▸ **Set problem**: Quote, verbatim, all material below, without pictures.

* BEGIN Data provided *

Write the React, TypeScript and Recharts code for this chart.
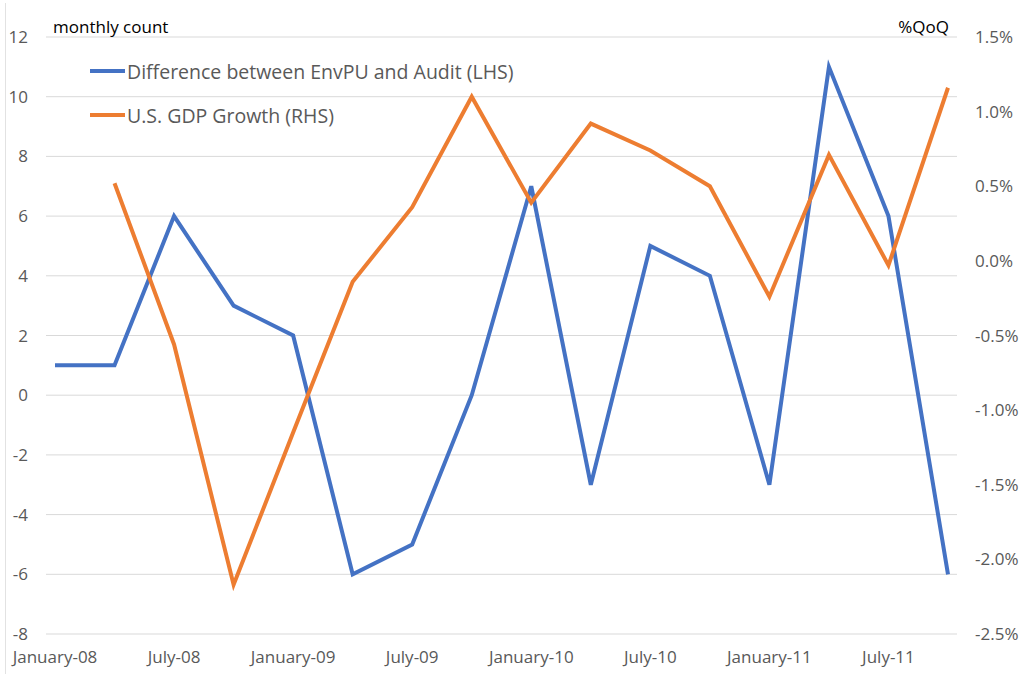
import React from "react";
import {
  LineChart,
  Line,
  XAxis,
  YAxis,
  CartesianGrid,
  Legend,
} from "recharts";

// quarterly observations, Jan-08 .. Oct-11
const quarters = [
  "January-08", "April-08", "July-08", "October-08",
  "January-09", "April-09", "July-09", "October-09",
  "January-10", "April-10", "July-10", "October-10",
  "January-11", "April-11", "July-11", "October-11",
];

// Difference between EnvPU and Audit (monthly count, LHS)
const diffCount = [1, 1, 6, 3, 2, -6, -5, 0, 7, -3, 5, 4, -3, 11, 6, -6];

// U.S. GDP growth, % QoQ (RHS)
const gdpGrowth = [
  null, 0.52, -0.56, -2.17, -1.15, -0.14, 0.36, 1.1,
  0.39, 0.92, 0.74, 0.5, -0.24, 0.71, -0.03, 1.16,
];

const leftTicks = [-8, -6, -4, -2, 0, 2, 4, 6, 8, 10, 12];
const rightTicks = [-2.5, -2, -1.5, -1, -0.5, 0, 0.5, 1, 1.5];

const BLUE = "#4472C4";
const ORANGE = "#ED7D31";
const FONT = "'Open Sans', sans-serif";

const data = quarters.map((q, i) => ({
  quarter: q,
  diff: diffCount[i],
  gdp: gdpGrowth[i],
}));

const renderLegend = (props: any) => {
  const { payload = [] } = props;
  return (
    <div style={{ fontFamily: FONT }}>
      {payload.map((entry: any) => (
        <div
          key={entry.value}
          style={{
            display: "flex",
            alignItems: "center",
            height: 44,
            whiteSpace: "nowrap",
          }}
        >
          <span
            style={{
              display: "inline-block",
              width: 35,
              height: 4,
              background: entry.color,
              marginRight: 2,
            }}
          />
          <span style={{ fontSize: 19.5, color: "#595959" }}>
            {entry.value}
          </span>
        </div>
      ))}
    </div>
  );
};

export default function App() {
  return (
    <div
      style={{
        position: "absolute",
        left: 0,
        top: 0,
        width: 1025,
        height: 674,
        background: "#fff",
        overflow: "hidden",
      }}
    >
      <div
        style={{
          position: "absolute",
          left: 5,
          top: 3,
          width: 1,
          height: 671,
          background: "#e2e2e2",
        }}
      />
      <LineChart
        width={1025}
        height={674}
        data={data}
        margin={{ top: 37, right: 0, bottom: 0, left: 0 }}
      >
        <CartesianGrid
          vertical={false}
          stroke="#d9d9d9"
          strokeWidth={1}
          yAxisId="left"
        />
        <XAxis
          dataKey="quarter"
          interval={1}
          padding={{ left: 9, right: 9 }}
          axisLine={false}
          tickLine={false}
          tickSize={0}
          tickMargin={17}
          height={40}
          tick={{ fill: "#595959", fontSize: 17, fontFamily: FONT }}
        />
        <YAxis
          yAxisId="left"
          orientation="left"
          domain={[-8, 12]}
          ticks={leftTicks}
          width={46}
          axisLine={false}
          tickLine={false}
          tickSize={0}
          tickMargin={18}
          tick={{ fill: "#595959", fontSize: 17, fontFamily: FONT }}
        />
        <YAxis
          yAxisId="right"
          orientation="right"
          domain={[-2.5, 1.5]}
          ticks={rightTicks}
          width={68}
          axisLine={false}
          tickLine={false}
          tickSize={0}
          tickMargin={18}
          tickFormatter={(v: number) => `${v.toFixed(1)}%`}
          tick={{
            fill: "#595959",
            fontSize: 17,
            fontFamily: FONT,
            textAnchor: "start",
          }}
        />
        <Legend
          layout="vertical"
          align="center"
          verticalAlign="middle"
          content={renderLegend}
          wrapperStyle={{ left: 90, top: 49, width: "auto" }}
        />
        <Line
          yAxisId="left"
          type="linear"
          dataKey="diff"
          name="Difference between EnvPU and Audit (LHS)"
          stroke={BLUE}
          strokeWidth={4}
          dot={false}
          isAnimationActive={false}
        />
        <Line
          yAxisId="right"
          type="linear"
          dataKey="gdp"
          name="U.S. GDP Growth (RHS)"
          stroke={ORANGE}
          strokeWidth={4}
          dot={false}
          isAnimationActive={false}
        />
      </LineChart>
      <div
        style={{
          position: "absolute",
          left: 53,
          top: 16,
          fontFamily: FONT,
          fontSize: 17,
          color: "#000",
          lineHeight: "22px",
        }}
      >
        monthly count
      </div>
      <div
        style={{
          position: "absolute",
          right: 1025 - 949,
          top: 16,
          fontFamily: FONT,
          fontSize: 17,
          color: "#000",
          lineHeight: "22px",
        }}
      >
        %QoQ
      </div>
    </div>
  );
}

* END Data provided *

▸ **Final result**:
Write the React, TypeScript and Recharts code for this chart.
import React from "react";
import {
  LineChart,
  Line,
  XAxis,
  YAxis,
  CartesianGrid,
  Legend,
} from "recharts";

// quarterly observations, Jan-08 .. Oct-11
const quarters = [
  "January-08", "April-08", "July-08", "October-08",
  "January-09", "April-09", "July-09", "October-09",
  "January-10", "April-10", "July-10", "October-10",
  "January-11", "April-11", "July-11", "October-11",
];

// Difference between EnvPU and Audit (monthly count, LHS)
const diffCount = [1, 1, 6, 3, 2, -6, -5, 0, 7, -3, 5, 4, -3, 11, 6, -6];

// U.S. GDP growth, % QoQ (RHS)
const gdpGrowth = [
  null, 0.52, -0.56, -2.17, -1.15, -0.14, 0.36, 1.1,
  0.39, 0.92, 0.74, 0.5, -0.24, 0.71, -0.03, 1.16,
];

const leftTicks = [-8, -6, -4, -2, 0, 2, 4, 6, 8, 10, 12];
const rightTicks = [-2.5, -2, -1.5, -1, -0.5, 0, 0.5, 1, 1.5];

const BLUE = "#4472C4";
const ORANGE = "#ED7D31";
const FONT = "'Open Sans', sans-serif";

const data = quarters.map((q, i) => ({
  quarter: q,
  diff: diffCount[i],
  gdp: gdpGrowth[i],
}));

const renderLegend = (props: any) => {
  const { payload = [] } = props;
  return (
    <div style={{ fontFamily: FONT }}>
      {payload.map((entry: any) => (
        <div
          key={entry.value}
          style={{
            display: "flex",
            alignItems: "center",
            height: 44,
            whiteSpace: "nowrap",
          }}
        >
          <span
            style={{
              display: "inline-block",
              width: 35,
              height: 4,
              background: entry.color,
              marginRight: 2,
            }}
          />
          <span style={{ fontSize: 19.5, color: "#595959" }}>
            {entry.value}
          </span>
        </div>
      ))}
    </div>
  );
};

export default function App() {
  return (
    <div
      style={{
        position: "absolute",
        left: 0,
        top: 0,
        width: 1025,
        height: 674,
        background: "#fff",
        overflow: "hidden",
      }}
    >
      <div
        style={{
          position: "absolute",
          left: 5,
          top: 3,
          width: 1,
          height: 671,
          background: "#e2e2e2",
        }}
      />
      <LineChart
        width={1025}
        height={674}
        data={data}
        margin={{ top: 37, right: 0, bottom: 0, left: 0 }}
      >
        <CartesianGrid
          vertical={false}
          stroke="#d9d9d9"
          strokeWidth={1}
          yAxisId="left"
        />
        <XAxis
          dataKey="quarter"
          interval={1}
          padding={{ left: 9, right: 9 }}
          axisLine={false}
          tickLine={false}
          tickSize={0}
          tickMargin={17}
          height={40}
          tick={{ fill: "#595959", fontSize: 17, fontFamily: FONT }}
        />
        <YAxis
          yAxisId="left"
          orientation="left"
          domain={[-8, 12]}
          ticks={leftTicks}
          width={46}
          axisLine={false}
          tickLine={false}
          tickSize={0}
          tickMargin={18}
          tick={{ fill: "#595959", fontSize: 17, fontFamily: FONT }}
        />
        <YAxis
          yAxisId="right"
          orientation="right"
          domain={[-2.5, 1.5]}
          ticks={rightTicks}
          width={68}
          axisLine={false}
          tickLine={false}
          tickSize={0}
          tickMargin={18}
          tickFormatter={(v: number) => `${v.toFixed(1)}%`}
          tick={{
            fill: "#595959",
            fontSize: 17,
            fontFamily: FONT,
            textAnchor: "start",
          }}
        />
        <Legend
          layout="vertical"
          align="center"
          verticalAlign="middle"
          content={renderLegend}
          wrapperStyle={{ left: 90, top: 49, width: "auto" }}
        />
        <Line
          yAxisId="left"
          type="linear"
          dataKey="diff"
          name="Difference between EnvPU and Audit (LHS)"
          stroke={BLUE}
          strokeWidth={4}
          dot={false}
          isAnimationActive={false}
        />
        <Line
          yAxisId="right"
          type="linear"
          dataKey="gdp"
          name="U.S. GDP Growth (RHS)"
          stroke={ORANGE}
          strokeWidth={4}
          dot={false}
          isAnimationActive={false}
        />
      </LineChart>
      <div
        style={{
          position: "absolute",
          left: 53,
          top: 16,
          fontFamily: FONT,
          fontSize: 17,
          color: "#000",
          lineHeight: "22px",
        }}
      >
        monthly count
      </div>
      <div
        style={{
          position: "absolute",
          right: 1025 - 949,
          top: 16,
          fontFamily: FONT,
          fontSize: 17,
          color: "#000",
          lineHeight: "22px",
        }}
      >
        %QoQ
      </div>
    </div>
  );
}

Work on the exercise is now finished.